Himalayan glaciers are melting fast

THE GLACIERS of the Himalayas are under threat from global warming, which could melt most of them within 40 years - perhaps unleashing floods across areas inhabited by millions of people.

New data collected by scientists at Jawaharlal Nehru University in Delhi shows that glaciers in the Himalayas are retreating faster than anywhere else on Earth. Together with those on the neighbouring Tibetan mountain plateau, the Himalayan glaciers make up the largest body of ice outside the polar caps.

Now there are fears that as the glaciers retreat, the meltwater will produce catas- trophic flooding as mountain lakes overflow.

Nepal's Saramartha national park, which is popular with Western trekkers, holds the Imja glacier lake which has been growing for the past 30 years. Such meltwater lakes build up behind the mound of debris and rock, known as a moraine, left behind as the solid glacier retreats.

The Imja glacier lake now holds 30 million cubic metres of water - and researchers think it could burst its banks within five years, according to a report described in today's New Scientist magazine.

"The moraine is unstable," Syed Hasnain, the principal author of the new report, said. "Occasionally these lakes burst, releasing enormous amounts of water."

In August 1985 scores of people died in the Khumbal Himal region of Nepal when a moraine breach let a wall of water 15 metres high pour down a mountain valley. Villagers were drowned in their homes and a hydroelectric plant was wrecked.

"All the glaciers in the middle Himalayas are retreating," said Professor Hasnain, who warns that glaciers could disappear from the central and eastern Himalayas by 2035.

The report, which took four years to prepare, will be presented in July to the International Commission on Snow and Ice.
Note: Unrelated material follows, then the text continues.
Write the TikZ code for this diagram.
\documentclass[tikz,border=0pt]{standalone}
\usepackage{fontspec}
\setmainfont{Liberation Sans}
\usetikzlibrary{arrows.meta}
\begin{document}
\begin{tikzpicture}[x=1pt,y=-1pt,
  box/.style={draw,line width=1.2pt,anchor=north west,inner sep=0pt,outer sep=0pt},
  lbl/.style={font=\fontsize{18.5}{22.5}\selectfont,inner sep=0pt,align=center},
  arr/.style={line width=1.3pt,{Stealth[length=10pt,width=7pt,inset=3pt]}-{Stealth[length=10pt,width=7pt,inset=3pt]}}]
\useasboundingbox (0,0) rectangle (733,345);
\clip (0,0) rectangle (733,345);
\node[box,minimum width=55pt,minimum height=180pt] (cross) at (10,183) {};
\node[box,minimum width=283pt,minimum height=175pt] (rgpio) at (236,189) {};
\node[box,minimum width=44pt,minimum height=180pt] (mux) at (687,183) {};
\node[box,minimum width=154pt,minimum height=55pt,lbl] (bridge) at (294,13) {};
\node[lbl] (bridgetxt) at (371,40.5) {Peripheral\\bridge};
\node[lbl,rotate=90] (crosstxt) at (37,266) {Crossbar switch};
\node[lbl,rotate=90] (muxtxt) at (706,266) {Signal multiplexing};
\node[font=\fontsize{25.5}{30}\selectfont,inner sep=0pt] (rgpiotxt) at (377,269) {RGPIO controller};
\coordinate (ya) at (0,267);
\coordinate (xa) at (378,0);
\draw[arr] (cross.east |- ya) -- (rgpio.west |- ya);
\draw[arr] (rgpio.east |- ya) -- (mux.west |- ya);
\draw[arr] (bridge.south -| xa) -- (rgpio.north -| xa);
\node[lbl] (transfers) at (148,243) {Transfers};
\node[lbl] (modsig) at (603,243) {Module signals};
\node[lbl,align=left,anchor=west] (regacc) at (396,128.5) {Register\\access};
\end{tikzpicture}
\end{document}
Last year, research by a team at the University of Colorado, in Boulder, found that mountain glaciers everywhere were in retreat.

The Alps have lost about 50 per cent of their ice in the past century, while 14 of 27 glaciers that existed in Spain in 1980 have disappeared.

The largest glacier on Mt Kenya has shrunk by eight per cent in the last 100 years, while those on Mt Kilimanjaro, also in Kenya, are only a quarter as big.